3. Poor Cylinder Engraving Quality
Rough cell walls from etching or engraving, burrs left from inadequate polishing, and undercut (Ω-shaped) cell profiles all reduce ink release. The cell traps ink rather than transferring it. Over time, trapped residue hardens.
The engraving geometry fix: switch from rectangular flat-bottom cells to concave arc-bottom cells. The curved profile eliminates the corners where ink stagnates and dries, significantly reducing dot loss in gravure printing.
4. Ink Solubility Collapse
This one catches operators off guard because the ink was fine yesterday. Causes include:
- Solvent imbalance. The true-solvent-to-diluent ratio drifts as fast solvent evaporates preferentially. The remaining blend can’t hold the resin in solution.
- Water ingress. Moisture entering the ink — from humid air, condensation on cold ink drums, or wet solvent — destabilizes the pigment dispersion and triggers reagglomeration.
- Cross-contamination. Incomplete cleaning between ink changes lets incompatible chemistries mix. One residual resin can precipitate another.
- Shock thinning. Dumping solvent into the ink pan too fast creates localized concentration gradients where the binder temporarily drops out. Add solvent slowly, with agitation.
5. Chemical Reaction During the Run
Two-part and reactive ink systems crosslink progressively as the run continues. Viscosity climbs, flow drops, transfer suffers. If you’re running reactive inks: wipe the cylinder immediately at every stop, don’t let catalyzed ink sit, and never mix leftover reactive ink with fresh without testing. Expired and aged catalyzed ink is a blocking risk.
Mixing different ink types can trigger unexpected reactions. Always verify compatibility before blending — what works in the bucket may not survive an 8-hour run.
10 Countermeasures
- Clean blocked cylinders with dedicated solvent or wash-up solution. Diagnose the root cause before restarting.
- Match solvent evaporation rate to press speed and shop conditions.
- Minimize blade-to-nip distance. Shield the cylinder from dryer leakage.
- Add retarder solvent; increase press speed where possible.
- Replace ink that shows inherent solubility or pigment stability problems. Avoid mixing inks with large specific-gravity differences.
- Keep the ink pan agitated — every part of the pan should flow. Add fresh ink in small, frequent increments rather than large batches.
- Replate or re-engrave cylinders with rough or damaged cell walls.
- Wipe the cylinder with solvent at startup. Avoid mid-run stops; for extended stops, either clean the cylinder or leave it rotating, immersed in the ink pan.
- Preheat fresh ink to 40–50°C if additive or wax crystallization is suspected. This redissolves precipitated components before they reach the cylinder.
- Use only specified diluent solvents.
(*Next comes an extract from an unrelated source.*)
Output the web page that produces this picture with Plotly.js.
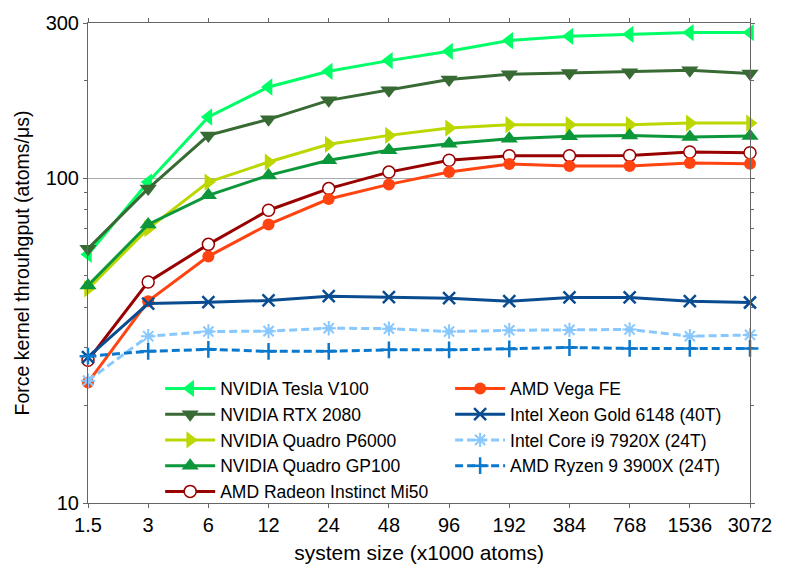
<!DOCTYPE html>
<html>
<head>
<meta charset="utf-8">
<script src="https://cdn.plot.ly/plotly-3.0.1.min.js"></script>
<style>
  html, body { margin: 0; padding: 0; background: #fff; }
  #chart { width: 789px; height: 571px; }
</style>
</head>
<body>
<div id="chart"></div>
<script>
// system sizes (x1000 atoms)
var sizes = ["1.5", "3", "6", "12", "24", "48", "96", "192", "384", "768", "1536", "3072"];

// force kernel throughput (atoms/us)
var teslaV100   = [58.2, 97.2, 154.1, 190.6, 213.0, 229.8, 245.5, 264.8, 273.0, 276.9, 280.3, 280.3];
var rtx2080     = [60.6, 92.8, 135.3, 151.6, 173.4, 186.2, 200.9, 208.5, 210.5, 211.5, 214.5, 209.6];
var quadroP6000 = [45.6, 69.9, 97.2, 112.0, 127.0, 135.3, 142.5, 146.0, 146.0, 146.0, 147.6, 147.6];
var quadroGP100 = [46.7, 72.0, 88.5, 101.9, 113.4, 121.7, 127.6, 132.2, 134.4, 135.3, 133.7, 134.7];
var radeonMi50  = [27.5, 47.9, 62.5, 79.6, 92.8, 104.3, 113.4, 117.2, 117.2, 117.4, 120.2, 119.7];
var vegaFE      = [23.5, 41.8, 57.4, 72.0, 86.2, 95.6, 104.3, 110.4, 108.9, 108.9, 111.2, 110.7];
var xeonGold    = [28.1, 41.1, 41.5, 42.0, 43.3, 43.0, 42.7, 41.8, 42.9, 42.9, 41.8, 41.4];
var corei9      = [23.8, 32.6, 33.7, 33.8, 34.5, 34.4, 33.7, 34.0, 34.1, 34.2, 32.6, 32.9];
var ryzen9      = [28.3, 29.3, 29.7, 29.3, 29.3, 29.6, 29.6, 29.8, 30.1, 29.9, 29.9, 29.9];

var yTicks = [10, 100, 300];
var yMinor = [20, 30, 40, 50, 60, 70, 80, 90, 200];

function series(name, values, color, symbol, size, opts) {
    opts = opts || {};
    return {
        x: sizes,
        y: values,
        name: name,
        type: 'scatter',
        mode: 'lines+markers',
        cliponaxis: false,
        legend: opts.legend || 'legend',
        line: { color: color, width: 3, dash: opts.dash || 'solid' },
        marker: {
            symbol: symbol,
            size: size,
            color: opts.fill || color,
            line: { color: color, width: opts.mlw || 0 }
        }
    };
}

var data = [
    series("NVIDIA Tesla V100", teslaV100, "#00ff66", "triangle-left", 15),
    series("NVIDIA RTX 2080", rtx2080, "#386a34", "triangle-down", 15),
    series("NVIDIA Quadro P6000", quadroP6000, "#bcd600", "triangle-right", 15),
    series("NVIDIA Quadro GP100", quadroGP100, "#0b973a", "triangle-up", 15),
    series("AMD Radeon Instinct Mi50", radeonMi50, "#990000", "circle", 12, { fill: "#ffffff", mlw: 1.5 }),
    series("AMD Vega FE", vegaFE, "#ff4411", "circle", 12, { legend: 'legend2' }),
    series("Intel Xeon Gold 6148 (40T)", xeonGold, "#0a4c90", "x-thin", 12, { legend: 'legend2', mlw: 2.5 }),
    series("Intel Core i9 7920X (24T)", corei9, "#88c8ff", "asterisk", 12, { legend: 'legend2', mlw: 2, dash: '8px,4px' }),
    series("AMD Ryzen 9 3900X (24T)", ryzen9, "#0a78cc", "cross-thin", 12, { legend: 'legend2', mlw: 2.5, dash: '8px,4px' })
];

var legendFont = { family: "Liberation Sans, Arial, sans-serif", size: 17.5, color: "#000" };

var layout = {
    width: 789,
    height: 571,
    margin: { l: 88, r: 39, t: 23, b: 68 },
    paper_bgcolor: "#fff",
    plot_bgcolor: "#fff",
    font: { family: "Liberation Sans, Arial, sans-serif", size: 19, color: "#000" },
    showlegend: true,
    xaxis: {
        type: 'category',
        range: [0, 11],
        title: { text: "system size (x1000 atoms)", font: { size: 21 }, standoff: 10 },
        showline: true,
        linecolor: "#666",
        linewidth: 1,
        mirror: 'ticks',
        ticks: 'outside',
        ticklen: 4,
        tickcolor: "#666",
        showgrid: false,
        zeroline: false,
        tickfont: { size: 20 }
    },
    yaxis: {
        type: 'log',
        range: [1, Math.log10(300)],
        title: { text: "Force kernel throuhgput (atoms/μs)", font: { size: 19.5 }, standoff: 10 },
        tickmode: 'array',
        tickvals: yTicks,
        ticktext: yTicks.map(String),
        showline: true,
        linecolor: "#666",
        linewidth: 1,
        mirror: 'ticks',
        ticks: 'outside',
        ticklen: 4,
        tickcolor: "#666",
        showgrid: true,
        gridcolor: "#aaa",
        gridwidth: 1,
        zeroline: false,
        tickfont: { size: 20 },
        minor: {
            tickmode: 'array',
            tickvals: yMinor,
            ticks: 'outside',
            ticklen: 3,
            tickcolor: "#666",
            showgrid: false
        }
    },
    legend: {
        x: 0.109, y: 0.276,
        xanchor: 'left', yanchor: 'top',
        itemwidth: 50,
        bgcolor: 'rgba(0,0,0,0)',
        font: legendFont,
        tracegroupgap: 0
    },
    legend2: {
        x: 0.547, y: 0.276,
        xanchor: 'left', yanchor: 'top',
        itemwidth: 50,
        bgcolor: 'rgba(0,0,0,0)',
        font: legendFont,
        tracegroupgap: 0
    }
};

Plotly.newPlot('chart', data, layout, { displayModeBar: false, staticPlot: true });
</script>
</body>
</html>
When changing ink types, thoroughly flush the pan, pump, and lines before refilling.
References
- Wikipedia: Rotogravure: Comprehensive overview of gravure printing including cylinder engraving geometry, cell specifications, ink transfer mechanics, and common process defects.
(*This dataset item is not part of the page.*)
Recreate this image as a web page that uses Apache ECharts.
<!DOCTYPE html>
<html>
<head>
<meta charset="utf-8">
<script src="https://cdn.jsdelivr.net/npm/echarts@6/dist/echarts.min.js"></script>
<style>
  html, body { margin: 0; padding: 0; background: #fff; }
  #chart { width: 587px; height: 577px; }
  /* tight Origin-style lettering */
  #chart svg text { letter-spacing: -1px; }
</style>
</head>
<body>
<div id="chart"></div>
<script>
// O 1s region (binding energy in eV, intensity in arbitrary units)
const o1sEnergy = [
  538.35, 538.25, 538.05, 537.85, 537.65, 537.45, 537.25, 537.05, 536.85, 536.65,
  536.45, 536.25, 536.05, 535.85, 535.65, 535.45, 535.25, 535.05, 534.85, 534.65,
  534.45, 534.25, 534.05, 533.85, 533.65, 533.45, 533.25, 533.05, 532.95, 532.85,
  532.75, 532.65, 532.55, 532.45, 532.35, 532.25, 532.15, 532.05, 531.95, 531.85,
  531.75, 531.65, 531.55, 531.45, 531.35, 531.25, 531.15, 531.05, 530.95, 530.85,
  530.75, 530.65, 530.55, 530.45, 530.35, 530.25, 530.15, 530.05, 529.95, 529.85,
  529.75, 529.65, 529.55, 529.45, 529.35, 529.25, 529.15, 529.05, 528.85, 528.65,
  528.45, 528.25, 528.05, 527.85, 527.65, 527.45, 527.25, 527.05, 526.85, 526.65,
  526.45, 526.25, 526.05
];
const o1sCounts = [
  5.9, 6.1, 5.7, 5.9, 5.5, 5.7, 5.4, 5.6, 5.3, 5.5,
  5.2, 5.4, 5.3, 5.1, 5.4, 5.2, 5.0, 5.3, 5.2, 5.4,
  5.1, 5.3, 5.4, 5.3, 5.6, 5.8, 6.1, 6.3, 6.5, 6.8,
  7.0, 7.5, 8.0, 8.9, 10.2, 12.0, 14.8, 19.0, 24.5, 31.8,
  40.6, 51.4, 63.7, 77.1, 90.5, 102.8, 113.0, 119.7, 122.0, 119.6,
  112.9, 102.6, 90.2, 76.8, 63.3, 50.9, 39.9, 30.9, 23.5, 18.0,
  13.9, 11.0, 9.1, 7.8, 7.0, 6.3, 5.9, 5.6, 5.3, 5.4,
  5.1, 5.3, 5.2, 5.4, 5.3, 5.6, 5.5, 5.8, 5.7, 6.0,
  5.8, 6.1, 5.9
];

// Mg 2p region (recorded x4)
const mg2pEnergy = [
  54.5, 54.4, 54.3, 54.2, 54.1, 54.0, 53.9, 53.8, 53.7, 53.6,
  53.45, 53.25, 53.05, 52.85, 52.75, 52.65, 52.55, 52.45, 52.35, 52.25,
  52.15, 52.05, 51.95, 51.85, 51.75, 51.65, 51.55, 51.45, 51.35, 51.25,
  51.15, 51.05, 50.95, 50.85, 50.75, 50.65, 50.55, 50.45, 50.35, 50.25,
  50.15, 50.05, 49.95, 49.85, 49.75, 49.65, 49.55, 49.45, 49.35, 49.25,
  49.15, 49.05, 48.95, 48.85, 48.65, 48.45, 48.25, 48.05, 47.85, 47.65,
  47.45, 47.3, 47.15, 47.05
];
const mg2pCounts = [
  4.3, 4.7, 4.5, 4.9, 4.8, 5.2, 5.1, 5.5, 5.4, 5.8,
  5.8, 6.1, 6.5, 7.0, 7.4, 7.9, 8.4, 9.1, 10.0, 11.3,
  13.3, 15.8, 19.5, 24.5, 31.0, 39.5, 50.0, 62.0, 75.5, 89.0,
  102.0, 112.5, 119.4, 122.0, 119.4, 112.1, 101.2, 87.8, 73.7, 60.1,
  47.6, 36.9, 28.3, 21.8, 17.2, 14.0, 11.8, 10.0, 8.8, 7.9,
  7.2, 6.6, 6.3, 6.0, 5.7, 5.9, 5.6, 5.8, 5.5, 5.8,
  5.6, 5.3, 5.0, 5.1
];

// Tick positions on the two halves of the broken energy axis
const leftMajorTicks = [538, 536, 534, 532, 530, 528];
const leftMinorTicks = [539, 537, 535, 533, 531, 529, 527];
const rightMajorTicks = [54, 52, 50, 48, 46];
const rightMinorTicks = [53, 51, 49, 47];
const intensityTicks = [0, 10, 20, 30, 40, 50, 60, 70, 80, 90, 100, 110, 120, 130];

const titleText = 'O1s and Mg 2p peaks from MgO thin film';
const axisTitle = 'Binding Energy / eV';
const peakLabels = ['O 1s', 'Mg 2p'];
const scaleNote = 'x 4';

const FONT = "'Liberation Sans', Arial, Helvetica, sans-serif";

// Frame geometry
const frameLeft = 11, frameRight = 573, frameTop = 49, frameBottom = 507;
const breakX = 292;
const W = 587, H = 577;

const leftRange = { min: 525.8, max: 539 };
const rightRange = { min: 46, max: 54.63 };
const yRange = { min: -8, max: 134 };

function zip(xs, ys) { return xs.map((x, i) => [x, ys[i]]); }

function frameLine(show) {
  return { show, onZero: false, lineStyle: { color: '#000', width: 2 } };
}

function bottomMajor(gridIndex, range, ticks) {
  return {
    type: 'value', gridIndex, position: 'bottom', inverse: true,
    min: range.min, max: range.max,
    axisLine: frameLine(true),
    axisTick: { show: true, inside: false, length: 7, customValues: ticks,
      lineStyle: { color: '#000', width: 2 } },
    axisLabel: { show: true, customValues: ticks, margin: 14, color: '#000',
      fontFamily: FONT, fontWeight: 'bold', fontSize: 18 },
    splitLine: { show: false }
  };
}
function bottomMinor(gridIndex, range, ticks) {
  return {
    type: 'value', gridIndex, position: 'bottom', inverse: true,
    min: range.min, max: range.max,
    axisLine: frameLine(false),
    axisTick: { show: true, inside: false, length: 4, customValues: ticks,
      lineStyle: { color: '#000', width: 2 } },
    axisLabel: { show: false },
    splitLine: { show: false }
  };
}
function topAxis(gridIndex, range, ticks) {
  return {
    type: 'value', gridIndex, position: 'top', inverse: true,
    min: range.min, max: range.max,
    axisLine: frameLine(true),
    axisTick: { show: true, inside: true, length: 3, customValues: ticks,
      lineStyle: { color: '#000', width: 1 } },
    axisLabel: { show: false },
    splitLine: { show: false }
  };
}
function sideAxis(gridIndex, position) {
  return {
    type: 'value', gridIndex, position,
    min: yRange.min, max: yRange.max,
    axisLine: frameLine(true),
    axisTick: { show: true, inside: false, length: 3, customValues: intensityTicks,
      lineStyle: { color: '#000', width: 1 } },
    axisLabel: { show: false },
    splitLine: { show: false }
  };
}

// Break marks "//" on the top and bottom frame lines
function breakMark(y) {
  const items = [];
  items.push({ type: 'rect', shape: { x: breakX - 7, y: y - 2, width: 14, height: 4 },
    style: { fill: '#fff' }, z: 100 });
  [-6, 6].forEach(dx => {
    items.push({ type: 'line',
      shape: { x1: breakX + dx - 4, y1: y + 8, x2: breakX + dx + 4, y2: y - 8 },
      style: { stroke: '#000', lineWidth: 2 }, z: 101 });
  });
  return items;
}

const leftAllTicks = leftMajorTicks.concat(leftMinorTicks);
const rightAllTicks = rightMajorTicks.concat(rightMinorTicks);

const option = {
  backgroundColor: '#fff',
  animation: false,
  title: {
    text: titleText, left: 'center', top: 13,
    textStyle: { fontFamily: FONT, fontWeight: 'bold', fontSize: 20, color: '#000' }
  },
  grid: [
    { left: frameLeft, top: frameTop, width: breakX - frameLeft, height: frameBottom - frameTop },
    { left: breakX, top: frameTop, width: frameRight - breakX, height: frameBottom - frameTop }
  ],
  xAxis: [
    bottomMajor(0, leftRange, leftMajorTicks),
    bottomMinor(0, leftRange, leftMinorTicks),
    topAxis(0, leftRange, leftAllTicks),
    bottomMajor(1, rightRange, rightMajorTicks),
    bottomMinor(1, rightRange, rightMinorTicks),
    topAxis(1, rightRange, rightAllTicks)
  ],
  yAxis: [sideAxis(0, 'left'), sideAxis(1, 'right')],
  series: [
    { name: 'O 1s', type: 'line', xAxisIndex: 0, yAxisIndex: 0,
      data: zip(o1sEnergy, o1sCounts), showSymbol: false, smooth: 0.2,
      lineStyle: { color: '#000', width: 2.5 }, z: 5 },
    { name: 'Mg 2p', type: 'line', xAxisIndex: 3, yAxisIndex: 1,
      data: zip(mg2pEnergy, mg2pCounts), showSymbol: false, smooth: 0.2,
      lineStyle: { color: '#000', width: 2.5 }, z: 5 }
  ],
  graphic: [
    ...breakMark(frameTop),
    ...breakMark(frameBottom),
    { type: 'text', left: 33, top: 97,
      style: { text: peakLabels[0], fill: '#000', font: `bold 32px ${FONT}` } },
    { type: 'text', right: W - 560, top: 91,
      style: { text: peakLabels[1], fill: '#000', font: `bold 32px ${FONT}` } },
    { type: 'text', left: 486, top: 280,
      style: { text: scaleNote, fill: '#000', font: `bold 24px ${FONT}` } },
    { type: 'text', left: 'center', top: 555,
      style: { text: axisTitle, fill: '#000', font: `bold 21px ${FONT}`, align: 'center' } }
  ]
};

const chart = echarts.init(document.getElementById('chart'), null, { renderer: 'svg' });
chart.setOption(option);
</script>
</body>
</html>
- Wikipedia: Solvent: Fundamentals of solvent chemistry including evaporation rates, true solvent vs. diluent behavior, and the role of solubility parameters in ink formulation stability.
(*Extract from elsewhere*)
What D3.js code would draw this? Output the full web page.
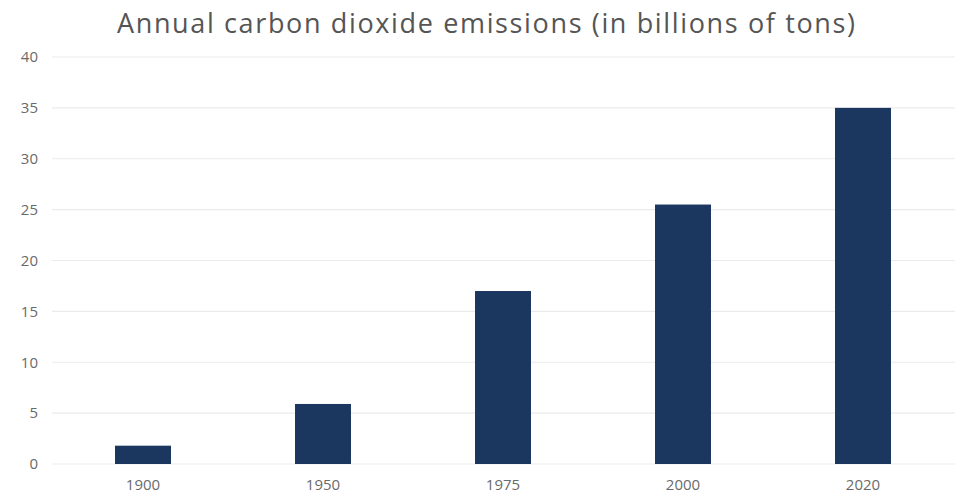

- ISO 12647-4:2014 — Gravure Process Control: International standard for tone value, density, and production consistency including ink transfer measurement methods in gravure printing.
- Wikipedia: Static Electricity: Mechanisms of static charge generation on moving polymer webs including triboelectric effects and the attraction of airborne particulates to charged film surfaces.
- Flexible Packaging Association (FPA): Industry resource covering gravure printing technology, ink management, and troubleshooting best practices for flexible packaging converters.